Friends have given me a dozen versions of the same story from their seats.
They tell me how refreshing it is to have a chance to focus, to meditate, to be without distractions and pings and notifications and other calls and demands for their attention.
“It’s such a relief to have a chance to not look at my phone,” a friend who works in law told me, “it’s the only time I can really get away with being offline”.
Another remarked that it was a little digital detox, and she didn’t feel like checking her email on the subway ride back - she just sat quietly until her stop, feeling centered and calm.
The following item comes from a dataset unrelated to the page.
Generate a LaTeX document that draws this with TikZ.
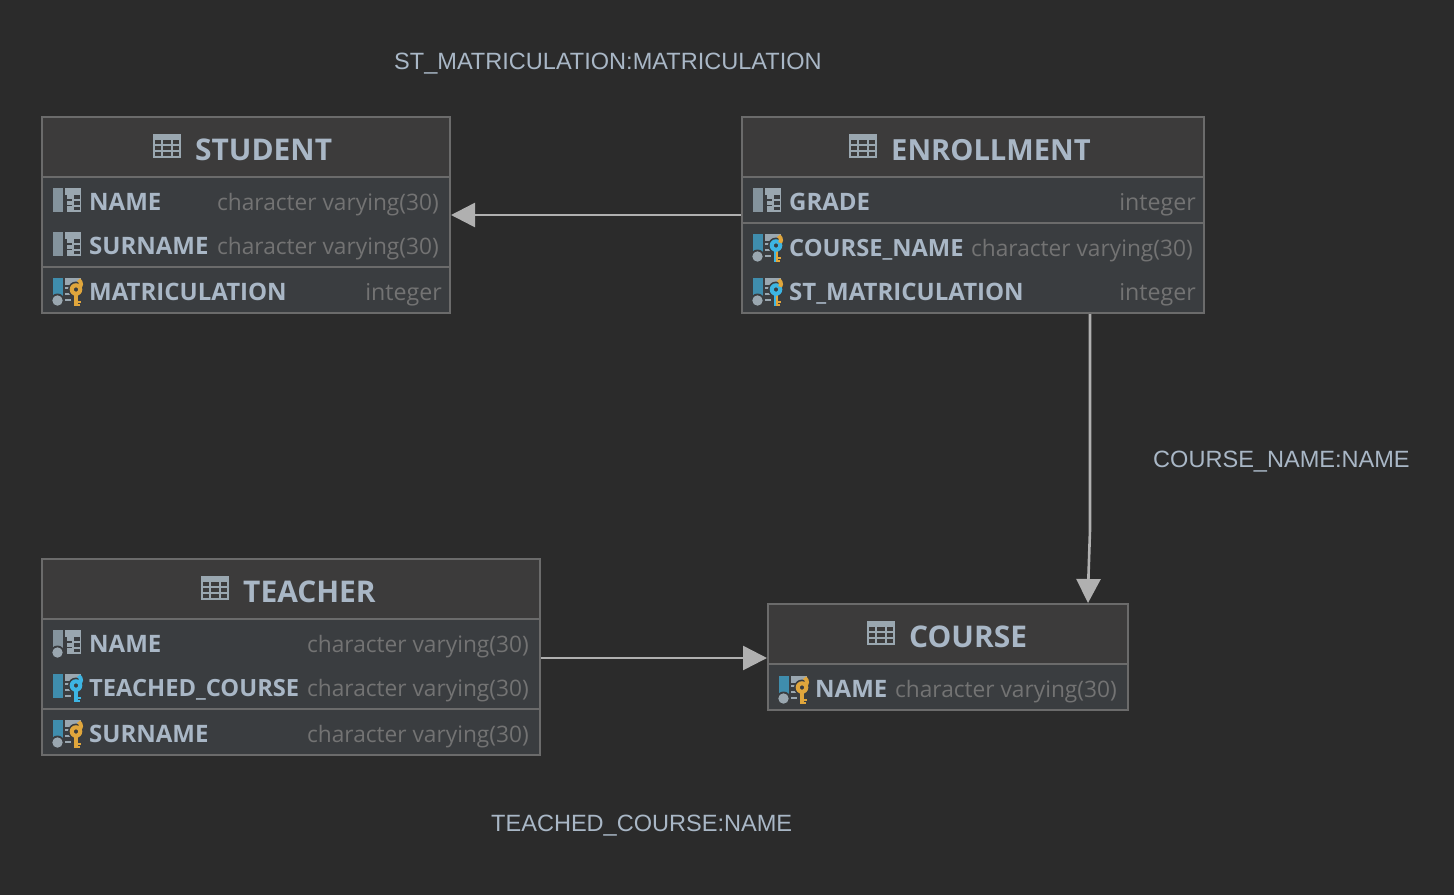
\documentclass[tikz,border=0pt]{standalone}
\usepackage{fontspec}
\setmainfont{Open Sans}
\newfontfamily\lblfont{Liberation Sans}
\usetikzlibrary{arrows.meta,fit}
\definecolor{bgc}{HTML}{2B2B2B}
\definecolor{headc}{HTML}{3C3B3B}
\definecolor{bodyc}{HTML}{3A3D40}
\definecolor{edgec}{HTML}{6B6B6B}
\definecolor{textc}{HTML}{A9B7C6}
\definecolor{typec}{HTML}{737373}
\definecolor{iconc}{HTML}{9AA7B0}
\definecolor{barg}{HTML}{84939D}
\definecolor{barb}{HTML}{3F8DAD}
\definecolor{gold}{HTML}{E0A63C}
\definecolor{bluek}{HTML}{3DB5E3}
\definecolor{linkc}{HTML}{B0B0B0}
\tikzset{
  tablebox/.style={draw=edgec,line width=2pt,fill=bodyc,inner sep=0pt},
  divider/.style={draw=edgec,line width=2pt},
  titletext/.style={anchor=base west,inner sep=0pt,text=textc,font=\fontsize{29.9}{32}\selectfont\bfseries},
  titlenarrow/.style={titletext,font=\fontsize{29.1}{32}\selectfont\bfseries},
  nametext/.style={anchor=base west,inner sep=0pt,text=textc,font=\fontsize{24}{28}\selectfont\bfseries},
  namenarrow/.style={nametext,font=\fontsize{23.7}{28}\selectfont\bfseries},
  typetext/.style={anchor=base east,inner sep=0pt,text=typec,font=\fontsize{22.7}{28}\selectfont},
  inttext/.style={anchor=base east,inner sep=0pt,text=typec,font=\fontsize{23.2}{28}\selectfont},
  linklabel/.style={anchor=base west,inner sep=0pt,text=textc,font=\lblfont\fontsize{23.55}{28}\selectfont},
  link/.style={draw=linkc,line width=2.6pt,-{Triangle[length=24pt,width=24pt,color=linkc]}},
}
% table glyph
\newcommand{\tblicon}[2]{%
  \fill[iconc] (#1,#2) rectangle ++(28,24);
  \foreach \cy/\ch in {6/4,12/4,18/4}{
    \fill[headc] (#1+2,#2+\cy) rectangle ++(6,\ch);
    \fill[headc] (#1+10,#2+\cy) rectangle ++(8,\ch);
    \fill[headc] (#1+20,#2+\cy) rectangle ++(6,\ch);
  }
}
% plain column glyph: x, y, dot(0/1)
\newcommand{\colicon}[3]{%
  \fill[barg] (#1,#2) rectangle ++(10,24);
  \fill[iconc] (#1+12,#2) rectangle ++(16,24);
  \foreach \cy/\ch in {7/4,13/3.5,18.5/3.5}{
    \fill[bodyc] (#1+21,#2+\cy) rectangle ++(5.5,\ch);
  }
  \fill[bodyc] (#1+12,#2+7) rectangle ++(1.5,17);
  \foreach \ly in {11.3,16.7}{\fill[bodyc] (#1+13,#2+\ly) rectangle ++(6,1.5);}
  \ifnum#3=1 \fill[bodyc] (#1+4.5,#2+22.5) circle (7);\fill[iconc] (#1+4.5,#2+22.5) circle (5.2);\fi
}
% key column glyph: x, y, barcolour, dot, keycolour top, keycolour bottom
\newcommand{\keyicon}[6]{%
  \fill[#3] (#1,#2) rectangle ++(10,24);
  \fill[iconc] (#1+12,#2) rectangle ++(16,7);
  \fill[iconc] (#1+12,#2+9) rectangle ++(5,2);
  \fill[iconc] (#1+12,#2+15) rectangle ++(6,2);
  \fill[iconc] (#1+12,#2+21) rectangle ++(6,2);
  \ifnum#4=1 \fill[bodyc] (#1+4.5,#2+22.5) circle (7);\fill[iconc] (#1+4.5,#2+22.5) circle (5.2);\fi
  \fill[bodyc] (#1+23,#2+11.5) circle (8);
  \fill[#6] (#1+21,#2+15) rectangle ++(4,13);
  \fill[#5] (#1+21,#2+15) rectangle ++(2,13);
  \fill[#6] (#1+24,#2+23) rectangle ++(4,2);
  \fill[#6] (#1+24,#2+26) rectangle ++(3,2);
  \fill[#5,even odd rule] (#1+23,#2+11.5) circle (6.3) (#1+23,#2+11.5) circle (2.2);
  \draw[#6,line width=4pt] (#1+27.2,#2+8.8) arc[start angle=33,end angle=-60,radius=5];
}
\begin{document}
\begin{tikzpicture}[x=1pt,y=-1pt]
\useasboundingbox (0,0) rectangle (1454,895);
\fill[bgc] (0,0) rectangle (1454,895);

% ---------- STUDENT
\node[tablebox,fit={(42,117)(450,313)}] (student) {};
\fill[headc] (43,118) rectangle (449,177);
\draw[divider] (42,177) -- (450,177);
\draw[divider] (42,267) -- (450,267);
\tblicon{153}{134}
\node[titletext] (studentT) at (195,160) {STUDENT};
\colicon{53}{188}{0}
\node[nametext] (s1) at (89,210) {NAME};
\node[typetext] (s1t) at (439,210) {character varying(30)};
\colicon{53}{232}{0}
\node[nametext] (s2) at (89,254) {SURNAME};
\node[typetext] (s2t) at (439,254) {character varying(30)};
\keyicon{53}{278}{barb}{1}{gold}{gold}
\node[nametext] (s3) at (89,300) {MATRICULATION};
\node[inttext] (s3t) at (442,300) {integer};

% ---------- ENROLLMENT
\node[tablebox,fit={(742,117)(1204,313)}] (enrollment) {};
\fill[headc] (743,118) rectangle (1203,177);
\draw[divider] (742,177) -- (1204,177);
\draw[divider] (742,223) -- (1204,223);
\tblicon{849}{134}
\node[titlenarrow] (enrollmentT) at (891,160) {ENROLLMENT};
\colicon{753}{188}{0}
\node[nametext] (e1) at (789,210) {GRADE};
\node[inttext] (e1t) at (1196,210) {integer};
\keyicon{753}{234}{barb}{1}{bluek}{gold}
\node[namenarrow] (e2) at (789,256) {COURSE\_NAME};
\node[typetext] (e2t) at (1193,256) {character varying(30)};
\keyicon{753}{278}{barb}{1}{bluek}{gold}
\node[nametext] (e3) at (789,300) {ST\_MATRICULATION};
\node[inttext] (e3t) at (1196,300) {integer};

% ---------- TEACHER
\node[tablebox,fit={(42,559)(540,755)}] (teacher) {};
\fill[headc] (43,560) rectangle (539,619);
\draw[divider] (42,619) -- (540,619);
\draw[divider] (42,709) -- (540,709);
\tblicon{201}{576}
\node[titletext] (teacherT) at (243,602) {TEACHER};
\colicon{53}{630}{1}
\node[nametext] (t1) at (89,652) {NAME};
\node[typetext] (t1t) at (529,652) {character varying(30)};
\keyicon{53}{674}{barb}{0}{bluek}{bluek}
\node[namenarrow] (t2) at (89,696) {TEACHED\_COURSE};
\node[typetext] (t2t) at (529,696) {character varying(30)};
\keyicon{53}{720}{barb}{1}{gold}{gold}
\node[nametext] (t3) at (89,742) {SURNAME};
\node[typetext] (t3t) at (529,742) {character varying(30)};

% ---------- COURSE
\node[tablebox,fit={(768,604)(1128,710)}] (course) {};
\fill[headc] (769,605) rectangle (1127,664);
\draw[divider] (768,664) -- (1128,664);
\tblicon{867}{621}
\node[titletext] (courseT) at (909,647) {COURSE};
\keyicon{779}{676}{barb}{1}{gold}{gold}
\node[nametext] (c1) at (815,697) {NAME};
\node[typetext] (c1t) at (1117,697) {character varying(30)};

% ---------- connectors
\coordinate (ya) at (0,215);
\coordinate (yb) at (0,658);
\coordinate (xa) at (1090,0);
\coordinate (xb) at (1088,0);
\coordinate (bend1) at (1090,530);
\coordinate (bend2) at (1088.5,575);
\draw[link] (enrollment.west |- ya) -- (student.east |- ya);
\draw[link] (teacher.east |- yb) -- (course.west |- yb);
\draw[link] (xa |- enrollment.south) -- (bend1) -- (bend2) -- (xb |- course.north);

% ---------- labels
\node[linklabel] (l1) at (394,69) {ST\_MATRICULATION:MATRICULATION};
\node[linklabel] (l2) at (1153,467) {COURSE\_NAME:NAME};
\node[linklabel] (l3) at (491,831) {TEACHED\_COURSE:NAME};
\end{tikzpicture}
\end{document}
“Honestly, I can’t remember the last time I had to actually sit and just be a little bored,” another told me, “and once I got past the first discomfort, I started to really enjoy myself.”It’s not, of course, that classical music is actually boring. What classical music does is ask of us a state of mind to which we are unaccustomed in the atomization of modernity. Our first response, when confronted with this foreignness, is to label it with the closest familiar thing at hand – boredom – even if that is not our final conclusion.
In the frustration of rehearsals, I often remind myself (and occasionally, colleagues) that the music no longer belongs to us once the sound leaves us. It is not up to us to dictate how any individual in those seats responds to our work. We approach our preparation and technique with such control that it is often difficult to relinquish that will for control when it extends to the audience – and so we disparage. If the singer next to me rolls their eyes at a late entrance and telegraphs that mistake to the audience, they are communicating to them, you shouldn’t like this - there was a mistake, it is not perfect, if you enjoy this you are undiscerning and have poor taste. If we don’t deliver a bit of insipid libretto or asinine voice doubling with full conviction, we ask the audience to hold our self-consciousness and embarrassment for us.
So, what am I doing warning friends that the concert is long, that it might be slow, that they may experience moments of boredom?
Casual and committed audience members alike are not interested in or available to hold our egos on our behalf, our insecurity about a moment of musical imprecision or bad lyric-writing or the length of the concert itself.
They want a chance to leave a connected world behind for a bit, to be present in the of a new experience, to hear a piece performed in full they’ve only previously heard snatches of in movies, to hold their date’s hand on the armrest, to wonder what the heck the conductor is actually doing waving that stick around, to count how many people in the row across from them are wearing blue, to try to decide if they actually like the modern art chandeliers hanging from the ceiling, to float away in the music until the anxious chatter that has been rattling around their brain dissipates in the acoustic waters or they can finally get around to feeling the emotions that have been simmering away in a back room they lost the key to in their day-to-day rush.
And yes, maybe some will be fidgety, some will be bored, some will catch that the basses were late on their entrance or the soprano soloist kept scratching her left elbow and the flutes came in sharp and one of the clarinets or oboes or trumpets squawked somewhere. Maybe some will decide the symphony isn’t for them and they won’t come back.
But that’s not up to me to decide, is it?